_Data entries_
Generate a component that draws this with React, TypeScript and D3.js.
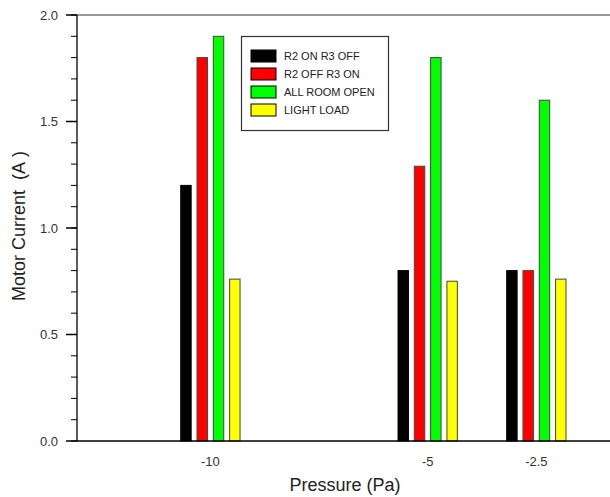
import React from "react";
import * as d3 from "d3";

// pressure points (Pa) and the four load cases
const pressures = [-10, -5, -2.5];
const series = ["R2 ON R3 OFF", "R2 OFF R3 ON", "ALL ROOM OPEN", "LIGHT LOAD"];
const colors = ["#000000", "#ff0000", "#00ff00", "#ffff00"];

// motor current (A) per series, in the order of pressures
const r2OnR3Off = [1.2, 0.8, 0.8];
const r2OffR3On = [1.8, 1.29, 0.8];
const allRoomOpen = [1.9, 1.8, 1.6];
const lightLoad = [0.76, 0.75, 0.76];
const values = [r2OnR3Off, r2OffR3On, allRoomOpen, lightLoad];

const yMajor = [0, 0.5, 1.0, 1.5, 2.0];
const yMinor = d3.range(0, 2.0001, 0.1);

const W = 610;
const H = 497;
const axisX = 77;
const top = 15;
const bottom = 441;

export default function App() {
  const x = d3.scaleLinear().domain([-13, 0]).range([80, 645]);
  const y = d3.scaleLinear().domain([0, 2]).range([bottom, top]);
  const inner = d3
    .scaleBand<number>()
    .domain(d3.range(series.length))
    .range([-32.6, 32.6])
    .paddingInner(0.36)
    .paddingOuter(0.18);

  const font = "Arial, 'Liberation Sans', sans-serif";

  return (
    <svg
      width={W}
      height={H}
      style={{ position: "absolute", left: 0, top: 0, background: "#fff" }}
      fontFamily={font}
    >
      {/* bars */}
      {values.map((vals, s) =>
        vals.map((v, i) => (
          <rect
            key={`${s}-${i}`}
            x={x(pressures[i]) + (inner(s) as number)}
            y={y(v)}
            width={inner.bandwidth()}
            height={y(0) - y(v)}
            fill={colors[s]}
            stroke={s === 0 ? "#000" : "#444"}
            strokeWidth={1}
          />
        ))
      )}

      {/* frame */}
      <line x1={axisX} x2={W} y1={top} y2={top} stroke="#777" strokeWidth={1.3} />
      <line x1={axisX} x2={W} y1={bottom} y2={bottom} stroke="#000" strokeWidth={1.3} />
      <line x1={axisX} x2={axisX} y1={top} y2={bottom} stroke="#000" strokeWidth={1.3} />

      {/* y ticks */}
      {yMinor.map((t) => (
        <line key={"m" + t} x1={axisX - 6} x2={axisX} y1={y(t)} y2={y(t)} stroke="#000" strokeWidth={1} />
      ))}
      {yMajor.map((t) => (
        <g key={"M" + t}>
          <line x1={axisX - 11} x2={axisX} y1={y(t)} y2={y(t)} stroke="#000" strokeWidth={1.5} />
          <text x={58} y={y(t)} dy="0.35em" textAnchor="end" fontSize={13} fill="#333">
            {d3.format(".1f")(t)}
          </text>
        </g>
      ))}

      {/* x tick labels */}
      {pressures.map((p) => (
        <text key={p} x={x(p)} y={466} textAnchor="middle" fontSize={13} fill="#333">
          {p}
        </text>
      ))}

      {/* axis titles */}
      <text x={345} y={491} textAnchor="middle" fontSize={18} fill="#222">
        Pressure (Pa)
      </text>
      <text
        transform={`translate(25,226) rotate(-90)`}
        textAnchor="middle"
        fontSize={18}
        fill="#222"
      >
        {"Motor Current\u00a0 (A\u00a0)"}
      </text>

      {/* legend */}
      <rect x={241.5} y={36.5} width={147} height={94} fill="#fff" stroke="#333" strokeWidth={1.2} />
      {series.map((name, s) => (
        <g key={name} transform={`translate(251,${50 + s * 18})`}>
          <rect width={25} height={12} fill={colors[s]} stroke="#000" strokeWidth={1} />
          <text x={33} y={6} dy="0.35em" fontSize={11} fill="#222">
            {name}
          </text>
        </g>
      ))}
    </svg>
  );
}
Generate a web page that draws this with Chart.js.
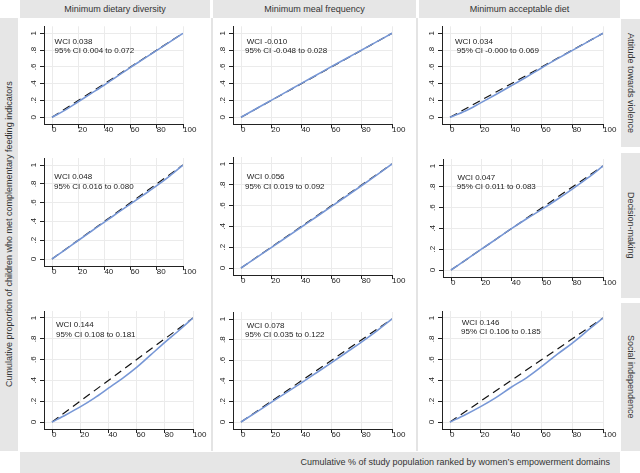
<!DOCTYPE html>
<html>
<head>
<meta charset="utf-8">
<script src="https://cdn.jsdelivr.net/npm/chart.js@4.4.1/dist/chart.umd.min.js"></script>
<style>
  html, body { margin: 0; padding: 0; background: #fff; }
  #fig { position: relative; width: 640px; height: 473px; overflow: hidden;
         font-family: "Liberation Sans", Arial, sans-serif; color: #333; }
  .strip { position: absolute; background: #e6e6e6; font-size: 9px; }
  .hdr { text-align: center; line-height: 18px; }
  .side { writing-mode: vertical-rl; display: flex; align-items: center; justify-content: center; }
  .left { transform: rotate(180deg); }
  .sep { position: absolute; background: #e4e4e4; }
  .cell { position: absolute; }
</style>
</head>
<body>
<div id="fig"></div>
<script>
// x positions of the curve points (cumulative % of population)
var xPoints = [0, 10, 20, 30, 40, 50, 60, 70, 80, 90, 100];
// line of equality
var equalityX = [0, 100];
var equalityY = [0, 1];
var xTicks = [0, 20, 40, 60, 80, 100];
var yTicks = [0, 0.2, 0.4, 0.6, 0.8, 1];
var yTickLabels = ['0', '.2', '.4', '.6', '.8', '1'];

var indicators = ['Minimum dietary diversity', 'Minimum meal frequency', 'Minimum acceptable diet'];
var domains = ['Attitude towards violence', 'Decision-making', 'Social independence'];

// concentration curves
var violenceDiversity = [0, 0.085, 0.185, 0.285, 0.385, 0.49, 0.595, 0.695, 0.797, 0.898, 1];
var violenceFrequency = [0, 0.101, 0.202, 0.303, 0.404, 0.504, 0.604, 0.703, 0.802, 0.901, 1];
var violenceDiet = [0, 0.075, 0.172, 0.272, 0.375, 0.48, 0.59, 0.695, 0.797, 0.898, 1];
var decisionDiversity = [0, 0.098, 0.197, 0.295, 0.393, 0.49, 0.587, 0.683, 0.78, 0.885, 1];
var decisionFrequency = [0, 0.098, 0.196, 0.295, 0.394, 0.493, 0.593, 0.692, 0.793, 0.895, 1];
var decisionDiet = [0, 0.1, 0.2, 0.3, 0.4, 0.495, 0.585, 0.68, 0.78, 0.885, 1];
var socialDiversity = [0, 0.07, 0.145, 0.23, 0.325, 0.42, 0.525, 0.645, 0.765, 0.88, 1];
var socialFrequency = [0, 0.094, 0.19, 0.285, 0.38, 0.478, 0.577, 0.677, 0.778, 0.885, 1];
var socialDiet = [0, 0.07, 0.148, 0.235, 0.334, 0.425, 0.534, 0.65, 0.759, 0.88, 1];

var curves = [
  [violenceDiversity, violenceFrequency, violenceDiet],
  [decisionDiversity, decisionFrequency, decisionDiet],
  [socialDiversity, socialFrequency, socialDiet]
];

var wciLabels = [
  ['WCI 0.038', 'WCI -0.010', 'WCI 0.034'],
  ['WCI 0.048', 'WCI 0.056', 'WCI 0.047'],
  ['WCI 0.144', 'WCI 0.078', 'WCI 0.146']
];
var ciLabels = [
  ['95% CI 0.004 to 0.072', '95% CI -0.048 to 0.028', '95% CI -0.000 to 0.069'],
  ['95% CI 0.016 to 0.080', '95% CI 0.019 to 0.092', '95% CI 0.011 to 0.083'],
  ['95% CI 0.108 to 0.181', '95% CI 0.035 to 0.122', '95% CI 0.106 to 0.185']
];

// ---- layout (page pixels) ----
var cols = [[20, 191], [213, 203], [418, 202]];
var rows = [[18, 131], [149, 152], [301, 151]];
// pixel of x=0, x=100, y=0, y=1 in each panel
var plotGeom = [
  [[52, 183, 117.3, 33.3], [241, 392, 117.3, 33.3], [450, 603, 117.3, 33.3]],
  [[52, 183, 259, 165], [241, 392, 268, 164], [451, 603, 270, 166]],
  [[52, 193, 422, 318], [241, 392, 422, 319], [450, 603, 422, 318]]
];
// annotation anchors in data units: [wciX, wciY, ciX, ciY]
var textAt = [
  [[2, 0.90, 2, 0.79], [3.8, 0.90, 2.6, 0.79], [3.3, 0.90, 4.4, 0.79]],
  [[1.8, 0.875, 1.5, 0.77], [3.8, 0.88, 2.6, 0.78], [4.2, 0.89, 3.8, 0.80]],
  [[2.8, 0.93, 2.8, 0.84], [3.8, 0.93, 2.6, 0.85], [7.6, 0.95, 7.2, 0.87]]
];
var OFFX = 8, OFFY = 7, AXW = 18, AXH = 16;
var FONT = '"Liberation Sans", Arial, sans-serif';
var BLUE = '#7797d6';

var fig = document.getElementById('fig');
function addDiv(cls, l, t, w, h, text) {
  var d = document.createElement('div');
  d.className = cls;
  d.style.left = l + 'px'; d.style.top = t + 'px';
  d.style.width = w + 'px'; d.style.height = h + 'px';
  if (text) {
    var s = document.createElement('span');
    s.textContent = text;
    d.appendChild(s);
  }
  fig.appendChild(d);
  return d;
}

// headers and strips
addDiv('strip hdr', 20, 0, 190, 18, indicators[0]);
addDiv('strip hdr', 213, 0, 203, 18, indicators[1]);
addDiv('strip hdr', 419, 0, 201, 18, indicators[2]);
addDiv('sep', 211, 18, 2, 433);
addDiv('sep', 416, 18, 2, 433);
addDiv('strip side', 621, 19, 19, 128, domains[0]);
addDiv('strip side', 621, 153, 19, 145, domains[1]);
addDiv('strip side', 621, 303, 19, 148, domains[2]);
addDiv('strip side left', 0, 18, 18, 433,
  'Cumulative proportion of children who met complementary feeding indicators');
var btitle = addDiv('strip', 20, 452, 600, 21,
  'Cumulative % of study population ranked by women\u2019s empowerment domains');
btitle.style.lineHeight = '21px';
btitle.style.textAlign = 'right';
btitle.style.boxSizing = 'border-box';
btitle.style.paddingRight = '10px';

// rotated y labels + WCI annotation
var panelText = {
  id: 'panelText',
  afterDraw: function(chart, args, opts) {
    var ctx = chart.ctx, xs = chart.scales.x, ys = chart.scales.y;
    ctx.save();
    ctx.fillStyle = '#222';
    ctx.font = '8px ' + FONT;
    ctx.textAlign = 'center';
    ctx.textBaseline = 'middle';
    yTicks.forEach(function(v, i) {
      ctx.save();
      ctx.translate(xs.left - 10.5, ys.getPixelForValue(v));
      ctx.rotate(-Math.PI / 2);
      ctx.fillText(yTickLabels[i], 0, 0);
      ctx.restore();
    });
    ctx.textAlign = 'left';
    ctx.fillText(opts.wci, xs.getPixelForValue(opts.at[0]), ys.getPixelForValue(opts.at[1]));
    ctx.fillText(opts.ci, xs.getPixelForValue(opts.at[2]), ys.getPixelForValue(opts.at[3]));
    ctx.restore();
  }
};

for (var r = 0; r < 3; r++) {
  for (var c = 0; c < 3; c++) {
    var g = plotGeom[r][c];
    var cx = cols[c][0], cw = cols[c][1], cy = rows[r][0], ch = rows[r][1];
    var box = addDiv('cell', cx, cy, cw, ch);
    var cv = document.createElement('canvas');
    box.appendChild(cv);

    var spanX = g[1] - g[0], spanY = g[2] - g[3];
    var pad = {
      left: (g[0] - OFFX) - cx - AXW,
      top: (g[3] - OFFY) - cy,
      right: cx + cw - g[1],
      bottom: cy + ch - (g[2] + OFFY) - AXH
    };
    var ys = curves[r][c];

    new Chart(cv.getContext('2d'), {
      type: 'line',
      data: {
        datasets: [{
          data: xPoints.map(function(x, i) { return { x: x, y: ys[i] }; }),
          borderColor: BLUE, borderWidth: 1.6, pointRadius: 0,
          cubicInterpolationMode: 'monotone', fill: false, order: 0
        }, {
          data: equalityX.map(function(x, i) { return { x: x, y: equalityY[i] }; }),
          borderColor: '#111', borderWidth: 1.2, borderDash: [8, 5],
          pointRadius: 0, fill: false, order: 1
        }]
      },
      options: {
        responsive: true, maintainAspectRatio: false, animation: false,
        layout: { padding: pad },
        plugins: {
          legend: { display: false }, tooltip: { enabled: false },
          panelText: { wci: wciLabels[r][c], ci: ciLabels[r][c], at: textAt[r][c] }
        },
        scales: {
          x: {
            type: 'linear', min: -OFFX * 100 / spanX, max: 100,
            afterBuildTicks: function(s) { s.ticks = xTicks.map(function(v) { return { value: v }; }); },
            afterFit: function(s) { s.height = AXH; },
            grid: { color: '#ebebeb', lineWidth: 1, drawTicks: true, tickLength: 4, tickColor: '#222', tickWidth: 1 },
            border: { display: true, color: '#222', width: 1 },
            ticks: { align: 'start', padding: -3, color: '#222', autoSkip: false,
                     maxRotation: 0, minRotation: 0, font: { family: FONT, size: 8 } }
          },
          y: {
            type: 'linear', min: -OFFY / spanY, max: 1 + OFFY / spanY,
            afterBuildTicks: function(s) { s.ticks = yTicks.map(function(v) { return { value: v }; }); },
            afterFit: function(s) { s.width = AXW; },
            grid: { color: '#ebebeb', lineWidth: 1, drawTicks: true, tickLength: 4, tickColor: '#222', tickWidth: 1 },
            border: { display: true, color: '#222', width: 1 },
            ticks: { display: false }
          }
        }
      },
      plugins: [panelText]
    });
  }
}
</script>
</body>
</html>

_Your goal_
From the records above, extract the lines from the one holding "Generate a web" through the one holding "var yTickLabels = ['0', '.2', '.4', '.6', '.8', '1'];", word for word; omit the pictures.

_Answer for the task_
Generate a web page that draws this with Chart.js.
<!DOCTYPE html>
<html>
<head>
<meta charset="utf-8">
<script src="https://cdn.jsdelivr.net/npm/chart.js@4.4.1/dist/chart.umd.min.js"></script>
<style>
  html, body { margin: 0; padding: 0; background: #fff; }
  #fig { position: relative; width: 640px; height: 473px; overflow: hidden;
         font-family: "Liberation Sans", Arial, sans-serif; color: #333; }
  .strip { position: absolute; background: #e6e6e6; font-size: 9px; }
  .hdr { text-align: center; line-height: 18px; }
  .side { writing-mode: vertical-rl; display: flex; align-items: center; justify-content: center; }
  .left { transform: rotate(180deg); }
  .sep { position: absolute; background: #e4e4e4; }
  .cell { position: absolute; }
</style>
</head>
<body>
<div id="fig"></div>
<script>
// x positions of the curve points (cumulative % of population)
var xPoints = [0, 10, 20, 30, 40, 50, 60, 70, 80, 90, 100];
// line of equality
var equalityX = [0, 100];
var equalityY = [0, 1];
var xTicks = [0, 20, 40, 60, 80, 100];
var yTicks = [0, 0.2, 0.4, 0.6, 0.8, 1];
var yTickLabels = ['0', '.2', '.4', '.6', '.8', '1'];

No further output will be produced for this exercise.